**Work to be completed**:
Reproduce the listing exactly and skip over any pictures.
--------------------------------------------------
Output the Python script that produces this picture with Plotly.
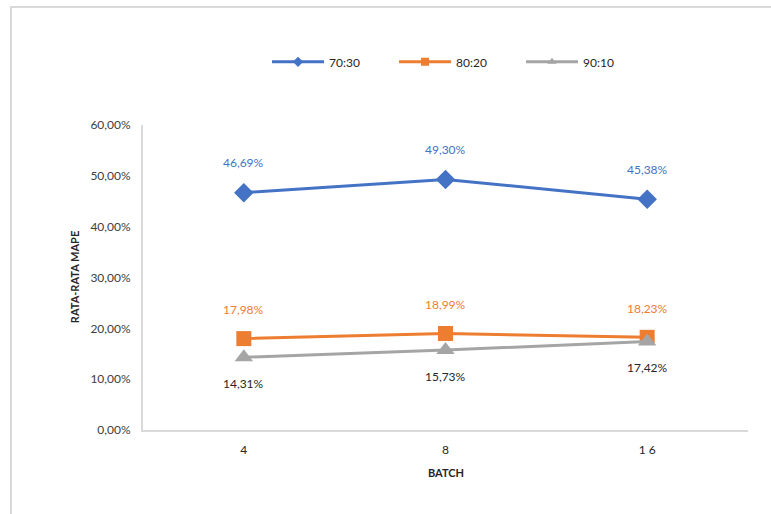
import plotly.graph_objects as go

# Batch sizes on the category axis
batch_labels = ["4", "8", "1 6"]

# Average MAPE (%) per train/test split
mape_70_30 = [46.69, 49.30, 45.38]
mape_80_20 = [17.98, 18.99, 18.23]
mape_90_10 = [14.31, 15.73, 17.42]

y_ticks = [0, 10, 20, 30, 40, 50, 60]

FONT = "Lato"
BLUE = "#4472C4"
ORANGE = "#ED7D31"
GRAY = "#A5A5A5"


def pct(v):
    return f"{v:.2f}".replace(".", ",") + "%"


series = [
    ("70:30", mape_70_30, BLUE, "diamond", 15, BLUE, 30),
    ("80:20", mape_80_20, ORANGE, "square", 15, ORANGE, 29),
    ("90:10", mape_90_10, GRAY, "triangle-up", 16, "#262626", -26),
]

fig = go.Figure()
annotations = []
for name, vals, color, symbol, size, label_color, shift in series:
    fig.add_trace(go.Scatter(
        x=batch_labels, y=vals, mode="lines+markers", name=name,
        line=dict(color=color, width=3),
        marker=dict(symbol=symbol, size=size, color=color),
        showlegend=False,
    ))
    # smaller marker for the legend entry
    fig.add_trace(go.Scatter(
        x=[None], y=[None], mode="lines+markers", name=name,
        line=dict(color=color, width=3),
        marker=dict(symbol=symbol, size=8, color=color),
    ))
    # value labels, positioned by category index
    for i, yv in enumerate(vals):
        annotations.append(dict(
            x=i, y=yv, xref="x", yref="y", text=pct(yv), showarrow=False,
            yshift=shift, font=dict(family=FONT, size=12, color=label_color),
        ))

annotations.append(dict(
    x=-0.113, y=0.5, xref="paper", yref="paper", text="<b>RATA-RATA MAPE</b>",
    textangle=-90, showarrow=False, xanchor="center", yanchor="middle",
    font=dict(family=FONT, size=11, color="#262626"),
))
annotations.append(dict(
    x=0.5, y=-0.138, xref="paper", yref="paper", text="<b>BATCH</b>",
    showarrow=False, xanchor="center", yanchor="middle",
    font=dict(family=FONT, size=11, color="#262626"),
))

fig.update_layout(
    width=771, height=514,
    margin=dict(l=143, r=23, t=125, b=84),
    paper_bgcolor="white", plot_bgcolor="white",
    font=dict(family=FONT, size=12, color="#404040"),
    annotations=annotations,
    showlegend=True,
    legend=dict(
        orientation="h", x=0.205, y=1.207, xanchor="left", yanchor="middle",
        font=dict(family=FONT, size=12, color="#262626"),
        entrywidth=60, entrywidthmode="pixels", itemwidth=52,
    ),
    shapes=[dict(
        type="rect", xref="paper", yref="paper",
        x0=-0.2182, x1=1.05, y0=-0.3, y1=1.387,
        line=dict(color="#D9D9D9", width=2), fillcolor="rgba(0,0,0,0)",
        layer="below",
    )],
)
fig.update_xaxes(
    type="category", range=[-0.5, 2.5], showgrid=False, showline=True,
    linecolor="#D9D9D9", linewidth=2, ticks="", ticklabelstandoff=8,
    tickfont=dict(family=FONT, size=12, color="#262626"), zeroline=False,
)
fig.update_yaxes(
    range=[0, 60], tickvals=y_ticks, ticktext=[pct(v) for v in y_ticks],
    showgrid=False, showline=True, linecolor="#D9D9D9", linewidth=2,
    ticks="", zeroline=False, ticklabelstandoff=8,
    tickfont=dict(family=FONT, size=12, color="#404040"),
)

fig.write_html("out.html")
--------------------------------------------------
**Result below**:
Output the Python script that produces this picture with Plotly.
import plotly.graph_objects as go

# Batch sizes on the category axis
batch_labels = ["4", "8", "1 6"]

# Average MAPE (%) per train/test split
mape_70_30 = [46.69, 49.30, 45.38]
mape_80_20 = [17.98, 18.99, 18.23]
mape_90_10 = [14.31, 15.73, 17.42]

y_ticks = [0, 10, 20, 30, 40, 50, 60]

FONT = "Lato"
BLUE = "#4472C4"
ORANGE = "#ED7D31"
GRAY = "#A5A5A5"


def pct(v):
    return f"{v:.2f}".replace(".", ",") + "%"


series = [
    ("70:30", mape_70_30, BLUE, "diamond", 15, BLUE, 30),
    ("80:20", mape_80_20, ORANGE, "square", 15, ORANGE, 29),
    ("90:10", mape_90_10, GRAY, "triangle-up", 16, "#262626", -26),
]

fig = go.Figure()
annotations = []
for name, vals, color, symbol, size, label_color, shift in series:
    fig.add_trace(go.Scatter(
        x=batch_labels, y=vals, mode="lines+markers", name=name,
        line=dict(color=color, width=3),
        marker=dict(symbol=symbol, size=size, color=color),
        showlegend=False,
    ))
    # smaller marker for the legend entry
    fig.add_trace(go.Scatter(
        x=[None], y=[None], mode="lines+markers", name=name,
        line=dict(color=color, width=3),
        marker=dict(symbol=symbol, size=8, color=color),
    ))
    # value labels, positioned by category index
    for i, yv in enumerate(vals):
        annotations.append(dict(
            x=i, y=yv, xref="x", yref="y", text=pct(yv), showarrow=False,
            yshift=shift, font=dict(family=FONT, size=12, color=label_color),
        ))

annotations.append(dict(
    x=-0.113, y=0.5, xref="paper", yref="paper", text="<b>RATA-RATA MAPE</b>",
    textangle=-90, showarrow=False, xanchor="center", yanchor="middle",
    font=dict(family=FONT, size=11, color="#262626"),
))
annotations.append(dict(
    x=0.5, y=-0.138, xref="paper", yref="paper", text="<b>BATCH</b>",
    showarrow=False, xanchor="center", yanchor="middle",
    font=dict(family=FONT, size=11, color="#262626"),
))

fig.update_layout(
    width=771, height=514,
    margin=dict(l=143, r=23, t=125, b=84),
    paper_bgcolor="white", plot_bgcolor="white",
    font=dict(family=FONT, size=12, color="#404040"),
    annotations=annotations,
    showlegend=True,
    legend=dict(
        orientation="h", x=0.205, y=1.207, xanchor="left", yanchor="middle",
        font=dict(family=FONT, size=12, color="#262626"),
        entrywidth=60, entrywidthmode="pixels", itemwidth=52,
    ),
    shapes=[dict(
        type="rect", xref="paper", yref="paper",
        x0=-0.2182, x1=1.05, y0=-0.3, y1=1.387,
        line=dict(color="#D9D9D9", width=2), fillcolor="rgba(0,0,0,0)",
        layer="below",
    )],
)
fig.update_xaxes(
    type="category", range=[-0.5, 2.5], showgrid=False, showline=True,
    linecolor="#D9D9D9", linewidth=2, ticks="", ticklabelstandoff=8,
    tickfont=dict(family=FONT, size=12, color="#262626"), zeroline=False,
)
fig.update_yaxes(
    range=[0, 60], tickvals=y_ticks, ticktext=[pct(v) for v in y_ticks],
    showgrid=False, showline=True, linecolor="#D9D9D9", linewidth=2,
    ticks="", zeroline=False, ticklabelstandoff=8,
    tickfont=dict(family=FONT, size=12, color="#404040"),
)

fig.write_html("out.html")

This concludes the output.